What needs to be done = Report how many lines contain "this". The answer is a single number.

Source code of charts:
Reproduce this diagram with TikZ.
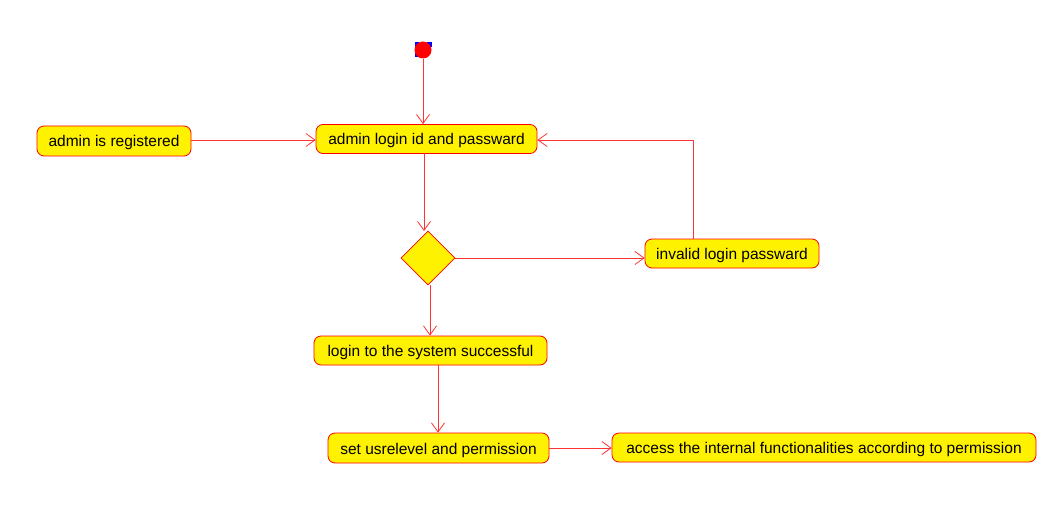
\documentclass[tikz,border=0pt]{standalone}
\usepackage{fontspec}
\setmainfont{Liberation Sans}
\usetikzlibrary{arrows.meta,shapes.geometric}

\begin{document}
\begin{tikzpicture}[x=1pt, y=-1pt,
		action/.style={draw=red, fill=yellow, rounded corners=7pt, line width=0.8pt,
			font=\fontsize{15.5}{17}\selectfont, inner sep=0pt, text height=12pt, text depth=0pt, anchor=center},
		flow/.style={draw=red!80, line width=0.8pt, -{Straight Barb[length=9pt, width=13pt]}},
	]
		\useasboundingbox (0,0) rectangle (1048,505);

		% start
		\fill[blue] (414.5,42.5) rectangle ++(4.5,4.5);
		\fill[blue] (427,42.5) rectangle ++(4.5,4.5);
		\fill[blue] (414.5,53) rectangle ++(4.5,4.5);
		\node[circle, fill=red, minimum size=17pt, inner sep=0pt] (start) at (423,50) {};

		% actions
		\node[action, minimum width=221pt, minimum height=29pt] (login) at (426.5,139) {admin login id and passward};
		\node[action, minimum width=154pt, minimum height=30pt] (registered) at (114,141) {admin is registered};
		\node[diamond, draw=red, fill=yellow, line width=0.8pt, minimum width=54pt, minimum height=54pt, inner sep=0pt] (check) at (428,258) {};
		\node[action, minimum width=174pt, minimum height=29pt] (invalid) at (732,253.5) {invalid login passward};
		\node[action, minimum width=233pt, minimum height=29pt] (success) at (430.5,350.5) {login to the system successful};
		\node[action, minimum width=221pt, minimum height=30pt] (level) at (438.5,448) {set usrelevel and permission};
		\node[action, minimum width=424pt, minimum height=29pt] (access) at (824,447.5) {access the internal functionalities according to permission};

		% connectors
		\draw[flow] (start) -- (start |- login.north);
		\draw[flow] (registered.east |- 0,140) -- (login.west |- 0,140);
		\draw[flow] (424,153.5) -- (424,231);
		\draw[flow] (check.east) -- (check.east -| invalid.west);
		\draw[flow] (invalid.north -| 693,0) |- (login.east |- 0,140);
		\draw[flow] (check.south -| 430,0) -- (success.north -| 430,0);
		\draw[flow] (success.south -| 438,0) -- (level.north -| 438,0);
		\draw[flow] (level.east) -- (level.east -| access.west);
	\end{tikzpicture}
\end{document}
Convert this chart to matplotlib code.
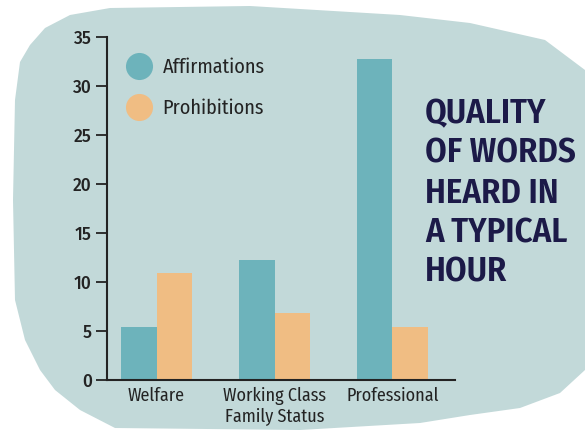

The reply = 2